Understanding AAViSS specific dataset splits

SAGNIKMJR / move2hear-active-AV-separation

Code and datasets for 'Move2Hear: Active Audio-Visual Source Separation' (ICCV 2021)

MIT License

13 stars 0 forks source link

Understanding AAViSS specific dataset splits #5

Closed sreeharshaparuchur1 closed 1 year ago

sreeharshaparuchur1 commented 1 year ago

Hi @SAGNIKMJR ,

I have several questions about the AAViSS dataset splits:

In the paper, you mention that the sources (in either of the task settings) are places at least 8m apart. Why is this precaution taken? Do you observe unorthodox behavior in such circumstances?
How does the accuracy for the task vary when the setting is changed to account for 2 distractor sounds and 1 target source?
The paper says that you have tested with 2 distractors and 1 source but none of the splits provided have this setup in place. i.e. in every instance, there is just one source and one distractor sound. Kindly share the splits that were used to test in the multi-distractor setting.
In an environment instance, what does the "all_geodesic_distances" key specify?
In an environment instance, why is the "shortest_paths" key always null?
In an environment instance, under the "info" key, what do the "num_action", "start_idx" and "target_label" keys mean?

Thank you

SAGNIKMJR commented 1 year ago

Yes, we evaluate the effect of inter-source distance. See analysis in Supp. Sec. 7.3 2, 3. The dataset splits are available here: https://utexas.box.com/shared/static/vwrkm3kn06pobf8z6g3q3zom5ybei8oq.zip
'all_geodesic_distances' represent the geodesic distance between the agent and each of the sources, and also the inter-source geodesic distance. -1 represents the agent, 0 represents first source and 1 represents the second source. Hence, (-1, 0) is agent-to-source1, (-1, 1) is agents-to-source 2, and (0, 1) / (1, 0) is the inter-source distance.
it's a redundant field, that's why it's set to null
'num_action' is a redundant field. 'start_idx' denotes the starting index in an audio clip at which the episode starts sampling the monaural audio, but it's insignificant in this setting, as the monaural audio is always sampled from the start of the clip and hence, is set to 0. 'target_label' is the index of the target audio class for the episode

sreeharshaparuchur1 commented 1 year ago

@SAGNIKMJR

in the dataset splits that you've shared, in the 'test_nearTarget_3Sources.json' file, the all_geodesic_distances' field is never 0 for the (-1,0) configuration. This is unexpected as the near target setting involves spawning the agent at the target sound source.

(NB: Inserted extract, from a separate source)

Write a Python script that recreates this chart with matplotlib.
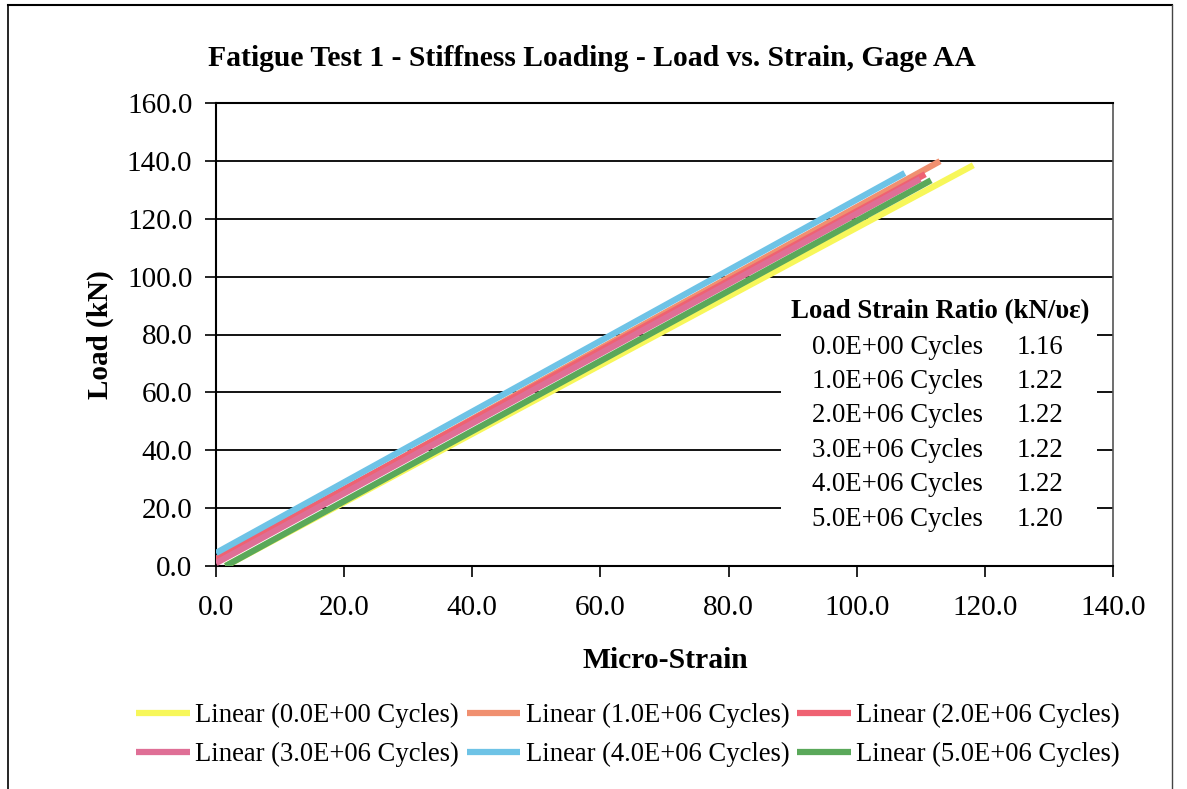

Also, this split just seems to be to test the setting. Was the agent not explicitly trained for this setting? If so, why not? Wouldn't you expect the agent to perform better if it was trained for the task of separating one target source in the presence of 2 distractor sounds.

Thank you.

SAGNIKMJR commented 1 year ago

Thanks for pointing out the mistake. The correct datasets are available here: https://utexas.box.com/shared/static/pbcbi27hw669gpibw8ax76cb0ggvyr45.zip

We didn't train an agent for this setting because even without retraining, we found our agent to generalize reasonably well. However, retraining can be expected to yield even better performance.